Il est vrai que certaines études distinguent l’effet de court terme de l’effet de long terme. C’est ainsi que la DGTPE, la direction générale du Trésor et de la politique économique, a réalisé cette année une projection macroéconomique qui répond à votre question sur le PIB, Monsieur Gorges : elle a entré les résultats de notre étude microéconomique dans un modèle macro afin de calculer à dix ans l’impact sur le PIB. Cette étude est mentionnée dans le rapport 2009 qui nous remettrons au Parlement.
M. Ronan Stéphan. Il ne faut pas oublier non plus la différence des temporalités entre la recherche publique – aux alentours de quatre ans, soit la durée d’une thèse – et la R&D privée, qui est passée en quelques années de dix-huit à quinze mois. Il s’agit donc de temporalités pluriannuelles avec des facteurs extrinsèques très importants, qui peuvent avoir un impact sur l’engagement d’une entreprise à développer un produit dans le cadre de partenariats avec la sphère académique. Il nous est donc difficile d’analyser le moyen terme, c'est-à-dire la capacité à anticiper.
M. Jean-Pierre Gorges, Rapporteur. La Cour des comptes a fait des remarques sur l’intégration des avances remboursables dans l’assiette du CIR, qui ne joue toutefois que sur les frais financiers.
L’impact budgétaire du remboursement anticipé des créances de CIR a-t-il été efficace ?
M. Ronan Stéphan. La mesure a en tout cas été très appréciée par les plus petites entreprises, notamment par les jeunes entreprises en croissance. C’est un élément de compétitivité qui leur confère de réels avantages au quotidien.
M. Jean-Pierre Gorges, Rapporteur. Êtes-vous favorable à ce que la mesure soit reconduite en 2011 ?
M. Ronan Stéphan. La décision ne nous revient pas mais nous y sommes favorables car cette mesure est de nature à stimuler l’appétit des jeunes entreprises innovantes pour le CIR.
M. Jean-Pierre Gorges, Rapporteur. Pensez-vous qu’il faudra établir des critères d’éligibilité au CIR fondés sur la taille de l’entreprise, le secteur d’activités ou un mixte des deux ? Convient-il à votre avis de limiter le champ d’action du CIR tout en l’ouvrant davantage vers l’aval ?

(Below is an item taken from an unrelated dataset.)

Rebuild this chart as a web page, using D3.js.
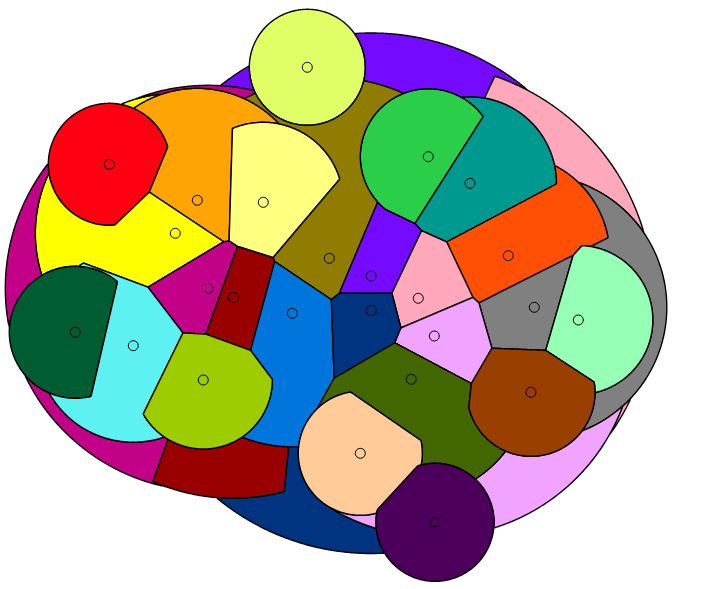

M. Ronan Stéphan. Les plus grandes entreprises faisant de l’optimisation à partir de certains seuils, j’ignore si la mesure aurait sur elles des conséquences significatives. En revanche, elle pourrait être considérée comme un retour en arrière en matière d’attractivité du territoire. Il convient en effet de respecter l’équilibre fragile existant entre le taux d’utilisation du dispositif par les grandes entreprises et la part d’attractivité territoriale que ce taux engendre. J’ai rencontré récemment des industriels européens du secteur de la pharmacie qui portaient des jugements très positifs sur l’attractivité de notre territoire. J’ignore en revanche à quelle implantation réelle de R&D sur le territoire correspondait leur perception de cette attractivité. Il convient également de prendre en considération les règles communautaires.
M. Alain Claeys, Rapporteur. Madame, monsieur, je vous remercie.